→ REQUIRED TASK:
Everything from the first line of the data below through the line that contains "GRAY = '#5a5a5a'" should be written out exactly, please, and nothing more; the pictures stay out.
┌─ MATERIAL
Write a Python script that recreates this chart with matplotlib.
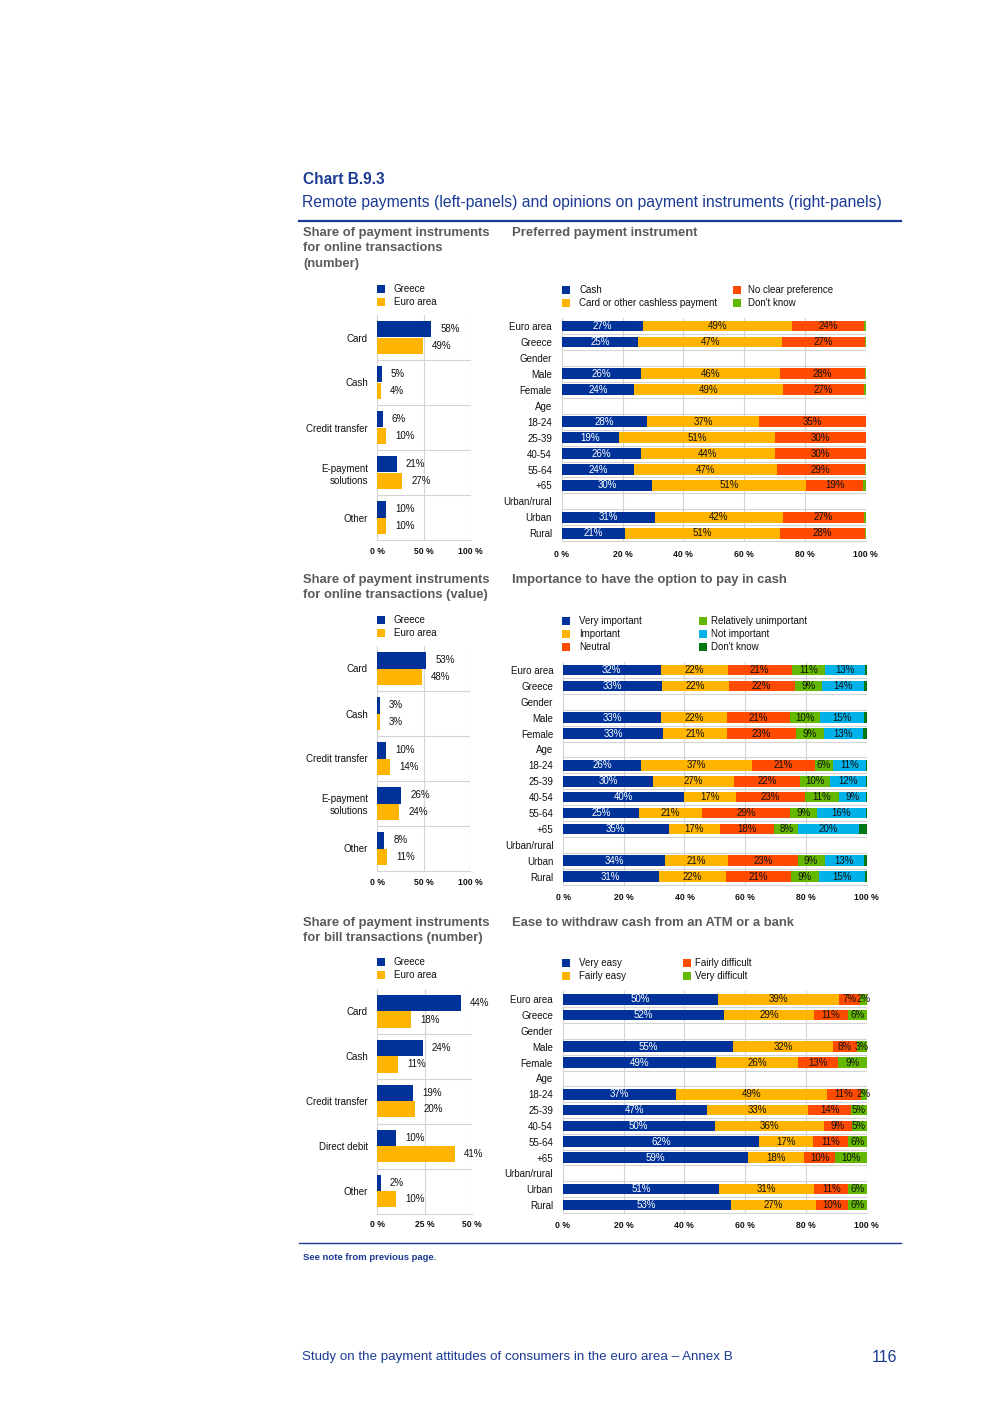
import matplotlib
matplotlib.use("Agg")
import matplotlib.pyplot as plt
from matplotlib.patches import Rectangle
import numpy as np

plt.rcParams['font.family'] = ['Liberation Sans', 'DejaVu Sans']

W, H = 992, 1403
BLUE = '#003299'
YELLOW = '#FFB400'
RED = '#FF4B00'
GREEN = '#65B800'
CYAN = '#00B1EA'
DKGREEN = '#007816'
GRID = '#d4d4d4'
TITLE_BLUE = '#1a3a94'
GRAY = '#5a5a5a'

# ---------------- data ----------------
left1_cats = ['Card', 'Cash', 'Credit transfer', 'E-payment\nsolutions', 'Other']
left1_greece = [58, 5, 6, 21, 10]
left1_euro = [49, 4, 10, 27, 10]

left2_cats = ['Card', 'Cash', 'Credit transfer', 'E-payment\nsolutions', 'Other']
left2_greece = [53, 3, 10, 26, 8]
left2_euro = [48, 3, 14, 24, 11]

left3_cats = ['Card', 'Cash', 'Credit transfer', 'Direct debit', 'Other']
left3_greece = [44, 24, 19, 10, 2]
left3_euro = [18, 11, 20, 41, 10]

rows = ['Euro area', 'Greece', 'Gender', 'Male', 'Female', 'Age', '18-24', '25-39',
        '40-54', '55-64', '+65', 'Urban/rural', 'Urban', 'Rural']

pref_series = ['Cash', 'Card or other cashless payment', 'No clear preference', "Don't know"]
pref_cash = [27, 25, None, 26, 24, None, 28, 19, 26, 24, 30, None, 31, 21]
pref_card = [49, 47, None, 46, 49, None, 37, 51, 44, 47, 51, None, 42, 51]
pref_noclear = [24, 27, None, 28, 27, None, 35, 30, 30, 29, 19, None, 27, 28]
pref_dk = [0.5, 0.3, None, 0.3, 0.5, None, 0.0, 0.0, 0.0, 0.3, 0.8, None, 0.5, 0.3]

imp_series = ['Very important', 'Important', 'Neutral', 'Relatively unimportant',
              'Not important', "Don't know"]
imp_very = [32, 33, None, 33, 33, None, 26, 30, 40, 25, 35, None, 34, 31]
imp_imp = [22, 22, None, 22, 21, None, 37, 27, 17, 21, 17, None, 21, 22]
imp_neutral = [21, 22, None, 21, 23, None, 21, 22, 23, 29, 18, None, 23, 21]
imp_relun = [11, 9, None, 10, 9, None, 6, 10, 11, 9, 8, None, 9, 9]
imp_notimp = [13, 14, None, 15, 13, None, 11, 12, 9, 16, 20, None, 13, 15]
imp_dk = [0.6, 0.9, None, 0.8, 1.2, None, 0.2, 0.2, 0.3, 0.3, 2.6, None, 1.0, 0.5]

ease_series = ['Very easy', 'Fairly easy', 'Fairly difficult', 'Very difficult']
ease_veasy = [50, 52, None, 55, 49, None, 37, 47, 50, 62, 59, None, 51, 53]
ease_feasy = [39, 29, None, 32, 26, None, 49, 33, 36, 17, 18, None, 31, 27]
ease_fdiff = [7, 11, None, 8, 13, None, 11, 14, 9, 11, 10, None, 11, 10]
ease_vdiff = [2, 6, None, 3, 9, None, 2, 5, 5, 6, 10, None, 6, 6]

# ---------------- helpers ----------------
fig = plt.figure(figsize=(W / 100, H / 100), dpi=100)
fig.patch.set_facecolor('white')

CAT_FS = 7.0
VAL_FS = 7.0
LEG_FS = 7.0
TICK_FS = 6.2


def ax_px(x0, y0, x1, y1):
    return fig.add_axes([x0 / W, 1 - y1 / H, (x1 - x0) / W, (y1 - y0) / H])


def ftext(x, y, s, **kw):
    kw.setdefault('va', 'center')
    fig.text(x / W, 1 - y / H, s, **kw)


def legend_item(x, y, color, label, tx=None):
    fig.patches.append(Rectangle((x / W, 1 - (y + 4) / H), 8 / W, 8 / H,
                                 transform=fig.transFigure, facecolor=color,
                                 edgecolor='none'))
    ftext(tx if tx is not None else x + 17, y, label, fontsize=LEG_FS, color='#111111')


def left_panel(box, cats, greece, euro, xmax, ticks, ticklabels):
    ax = ax_px(*box)
    y = np.arange(len(cats))
    h = 0.36
    ax.barh(y - 0.18, greece, height=h, color=BLUE, zorder=3)
    ax.barh(y + 0.18, euro, height=h, color=YELLOW, zorder=3)
    for yi, v in zip(y - 0.18, greece):
        ax.annotate(f'{v}%', (v, yi), xytext=(6.5, 0), textcoords='offset points',
                    ha='left', va='center', fontsize=VAL_FS, color='#111111')
    for yi, v in zip(y + 0.18, euro):
        ax.annotate(f'{v}%', (v, yi), xytext=(6.5, 0), textcoords='offset points',
                    ha='left', va='center', fontsize=VAL_FS, color='#111111')
    ax.set_xlim(0, xmax)
    ax.set_ylim(len(cats) - 0.5, -0.5)
    ax.set_yticks(y)
    ax.set_yticklabels(cats, fontsize=CAT_FS, linespacing=1.25)
    ax.set_xticks(ticks)
    ax.set_xticklabels(ticklabels, fontsize=TICK_FS, fontweight='bold')
    ax.tick_params(length=0, pad=6.5, colors='#111111')
    ax.tick_params(axis='x', pad=5)
    for yb in np.arange(0.5, len(cats) - 0.5, 1):
        ax.axhline(yb, color=GRID, lw=0.8, zorder=1)
    for t in ticks[1:]:
        ax.axvline(t, color=GRID, lw=0.8, zorder=1)
    for s in ['top', 'right']:
        ax.spines[s].set_visible(False)
    for s in ['left', 'bottom']:
        ax.spines[s].set_color(GRID)
        ax.spines[s].set_linewidth(0.8)
    return ax


def right_panel(box, series_vals, colors, label_flags):
    ax = ax_px(*box)
    n = len(rows)
    y = np.arange(n)
    arr = np.array([[np.nan if v is None else v for v in s] for s in series_vals], float)
    totals = np.nansum(arr, axis=0)
    left = np.zeros(n)
    for k, (vals, col, lab) in enumerate(zip(arr, colors, label_flags)):
        widths = np.where(np.isnan(vals), 0, vals) / np.where(totals == 0, 1, totals) * 100
        ax.barh(y, widths, left=left, height=0.67, color=col, zorder=3)
        if lab:
            tc = 'white' if col == BLUE else '#111111'
            for i in range(n):
                if not np.isnan(vals[i]) and vals[i] >= 1.5:
                    ax.text(left[i] + widths[i] / 2, y[i], f'{vals[i]:.0f}%', ha='center',
                            va='center', fontsize=VAL_FS, color=tc, zorder=4)
        left = left + widths
    ax.set_xlim(0, 100)
    ax.set_ylim(n - 0.5, -0.5)
    ax.set_yticks(y)
    ax.set_yticklabels(rows, fontsize=CAT_FS)
    ax.set_xticks([0, 20, 40, 60, 80, 100])
    ax.set_xticklabels(['0 %', '20 %', '40 %', '60 %', '80 %', '100 %'],
                       fontsize=TICK_FS, fontweight='bold')
    ax.tick_params(length=0, pad=7, colors='#111111')
    ax.tick_params(axis='x', pad=6)
    for yb in np.arange(0.5, n - 0.5, 1):
        ax.axhline(yb, color=GRID, lw=0.8, zorder=1)
    for t in [20, 40, 60, 80, 100]:
        ax.axvline(t, color=GRID, lw=0.8, zorder=1)
    for s in ['top', 'right']:
        ax.spines[s].set_visible(False)
    for s in ['left', 'bottom']:
        ax.spines[s].set_color(GRID)
        ax.spines[s].set_linewidth(0.8)
    return ax


# ---------------- header ----------------
ftext(303, 180, 'Chart B.9.3', fontsize=11.2, fontweight='bold', color=TITLE_BLUE)
ftext(302, 203, 'Remote payments (left-panels) and opinions on payment instruments (right-panels)',
      fontsize=11.3, color=TITLE_BLUE)
fig.add_artist(plt.Line2D([299 / W, 901 / W], [1 - 221 / H, 1 - 221 / H], color=TITLE_BLUE, lw=1.6))

tkw = dict(fontsize=9.4, fontweight='bold', color=GRAY)
ftext(303, 233, 'Share of payment instruments', **tkw)
ftext(303, 248, 'for online transactions', **tkw)
ftext(303, 264, '(number)', **tkw)
ftext(512, 233, 'Preferred payment instrument', **tkw)

ftext(303, 580, 'Share of payment instruments', **tkw)
ftext(303, 595, 'for online transactions (value)', **tkw)
ftext(512, 580, 'Importance to have the option to pay in cash', **tkw)

ftext(303, 923, 'Share of payment instruments', **tkw)
ftext(303, 938, 'for bill transactions (number)', **tkw)
ftext(512, 923, 'Ease to withdraw cash from an ATM or a bank', **tkw)

# ---------------- panel row 1 ----------------
legend_item(377, 289, BLUE, 'Greece')
legend_item(377, 302, YELLOW, 'Euro area')
left_panel((377, 315, 470.5, 540), left1_cats, left1_greece, left1_euro, 100,
           [0, 50, 100], ['0 %', '50 %', '100 %'])

legend_item(562, 290, BLUE, pref_series[0])
legend_item(562, 303, YELLOW, pref_series[1])
legend_item(733, 290, RED, pref_series[2], tx=748)
legend_item(733, 303, GREEN, pref_series[3], tx=748)
right_panel((561.7, 318, 865.7, 541.3), [pref_cash, pref_card, pref_noclear, pref_dk],
            [BLUE, YELLOW, RED, GREEN], [True, True, True, False])

# ---------------- panel row 2 ----------------
legend_item(377, 620, BLUE, 'Greece')
legend_item(377, 633, YELLOW, 'Euro area')
left_panel((377, 646, 470, 871), left2_cats, left2_greece, left2_euro, 100,
           [0, 50, 100], ['0 %', '50 %', '100 %'])

legend_item(562, 621, BLUE, imp_series[0])
legend_item(562, 634, YELLOW, imp_series[1])
legend_item(562, 647, RED, imp_series[2])
legend_item(699, 621, GREEN, imp_series[3], tx=711)
legend_item(699, 634, CYAN, imp_series[4], tx=711)
legend_item(699, 647, DKGREEN, imp_series[5], tx=711)
right_panel((563, 662, 866.7, 884.6),
            [imp_very, imp_imp, imp_neutral, imp_relun, imp_notimp, imp_dk],
            [BLUE, YELLOW, RED, GREEN, CYAN, DKGREEN],
            [True, True, True, True, True, False])

# ---------------- panel row 3 ----------------
legend_item(377, 962, BLUE, 'Greece')
legend_item(377, 975, YELLOW, 'Euro area')
left_panel((377, 989, 472, 1213.5), left3_cats, left3_greece, left3_euro, 50,
           [0, 25, 50], ['0 %', '25 %', '50 %'])

legend_item(562, 963, BLUE, ease_series[0])
legend_item(562, 976, YELLOW, ease_series[1])
legend_item(683, 963, RED, ease_series[2], tx=695)
legend_item(683, 976, GREEN, ease_series[3], tx=695)
right_panel((562.7, 991.4, 866.7, 1212.9), [ease_veasy, ease_feasy, ease_fdiff, ease_vdiff],
            [BLUE, YELLOW, RED, GREEN], [True, True, True, True])

# ---------------- footer ----------------
fig.add_artist(plt.Line2D([299 / W, 901 / W], [1 - 1243 / H, 1 - 1243 / H], color=TITLE_BLUE, lw=1.0))
ftext(303, 1258, 'See note from previous page.', fontsize=6.8, fontweight='bold', color=TITLE_BLUE)
ftext(302, 1357, 'Study on the payment attitudes of consumers in the euro area \u2013 Annex B',
      fontsize=9.6, color=TITLE_BLUE)
ftext(897, 1357, '116', fontsize=11.5, color=TITLE_BLUE, ha='right')

fig.savefig('out.png', dpi=100, facecolor='white')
└─
→ SOLVED EXERCISE:
Write a Python script that recreates this chart with matplotlib.
import matplotlib
matplotlib.use("Agg")
import matplotlib.pyplot as plt
from matplotlib.patches import Rectangle
import numpy as np

plt.rcParams['font.family'] = ['Liberation Sans', 'DejaVu Sans']

W, H = 992, 1403
BLUE = '#003299'
YELLOW = '#FFB400'
RED = '#FF4B00'
GREEN = '#65B800'
CYAN = '#00B1EA'
DKGREEN = '#007816'
GRID = '#d4d4d4'
TITLE_BLUE = '#1a3a94'
GRAY = '#5a5a5a'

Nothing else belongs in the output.